To make CLV operational, it needs to show up wherever decisions are made. That means integrating CLV into dashboards, business reviews, and incentive structures. When marketing, product, sales, and finance use the same CLV metrics, trade-offs become clearer and collaboration improves.

Measuring Impact and ROI of CLV Initiatives

Measuring the impact of CLV programs requires both experimental design and long-term tracking. Simple A/B tests can show whether a retention campaign improves short-term revenue, while cohort and CLV analyses reveal whether value truly increases over time. Finance and analytics teams should partner closely to validate the ROI of CLV-driven initiatives.

FAQ

What is customer lifetime value and how is it calculated?

Customer lifetime value is the total revenue or profit a business expects from a customer over the entire relationship. A simple version multiplies average revenue per period by expected retention length, then subtracts costs. More advanced calculations use discounted cash flow and predictive models that incorporate churn probabilities and engagement patterns.

How does data analytics improve CLV accuracy?

Data analytics improves CLV accuracy by using granular transactional and behavioral data instead of broad averages. Predictive models can learn patterns from past cohorts to estimate future spending and churn more precisely. As new data arrives, analytics platforms can refresh CLV values, turning a static metric into a dynamic signal for decision-making.

What data is needed to build predictive CLV models?

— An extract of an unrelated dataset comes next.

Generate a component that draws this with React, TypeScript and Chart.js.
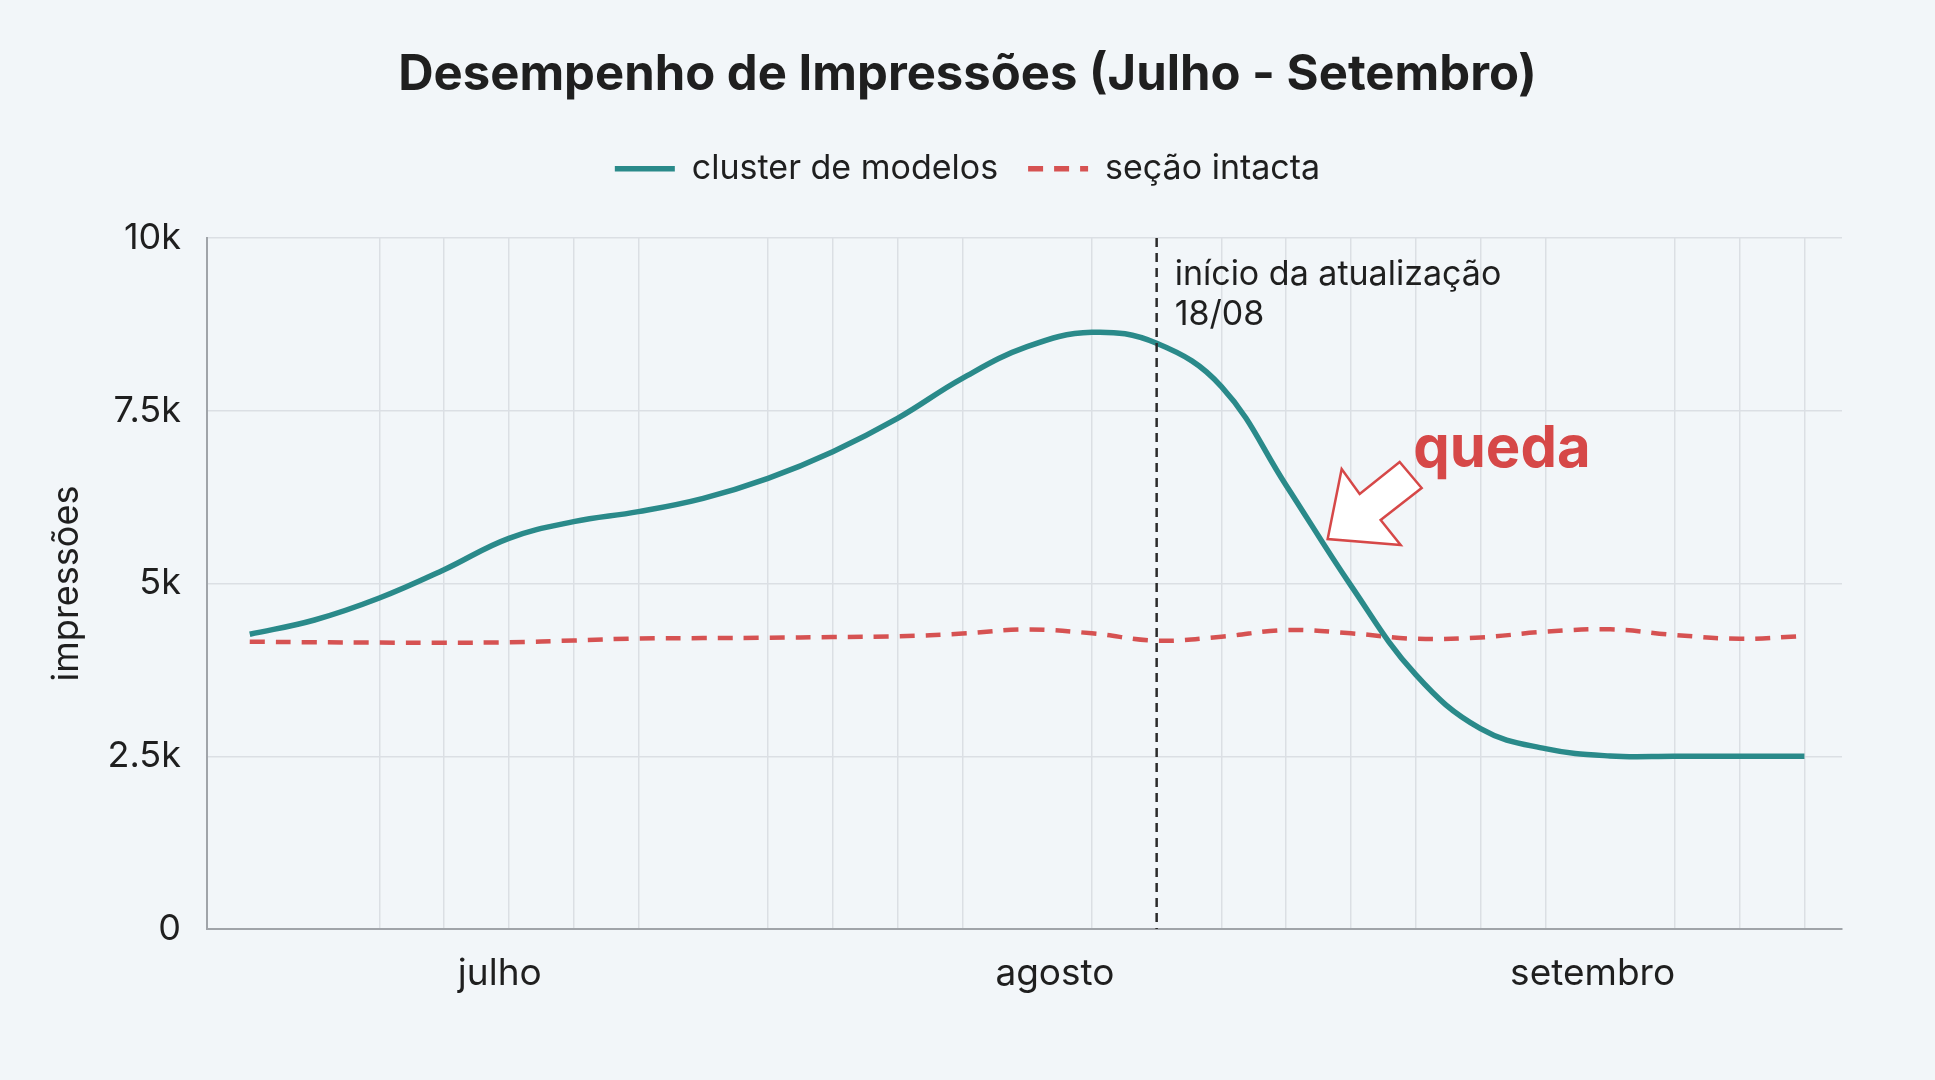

Predictive CLV models typically use transaction history, subscription data, and engagement events such as logins, page views, and email interactions. They also benefit from first-party and zero-party data that capture preferences, satisfaction, and context around each interaction. Combining these inputs in a unified data model allows machine learning algorithms to estimate future value more accurately.

How can CLV be used to optimize marketing spend?

CLV helps optimize marketing spend by shifting focus from cheap acquisitions to profitable ones. Teams can set CAC targets based on expected lifetime value, prioritize channels that bring in higher-CLV customers, and suppress low-CLV segments from expensive campaigns. Over time, monitoring CLV-to-CAC ratios by channel reveals where marketing investment truly creates long-term value.

What is the difference between CLV and LTV?

In practice, CLV (customer lifetime value) and LTV (lifetime value) are often used interchangeably. Both describe the value a customer generates over their relationship with a business. Some teams reserve CLV for profit-based, customer-level metrics and use LTV more broadly for revenue-based or segment-level calculations, but the underlying concept is the same.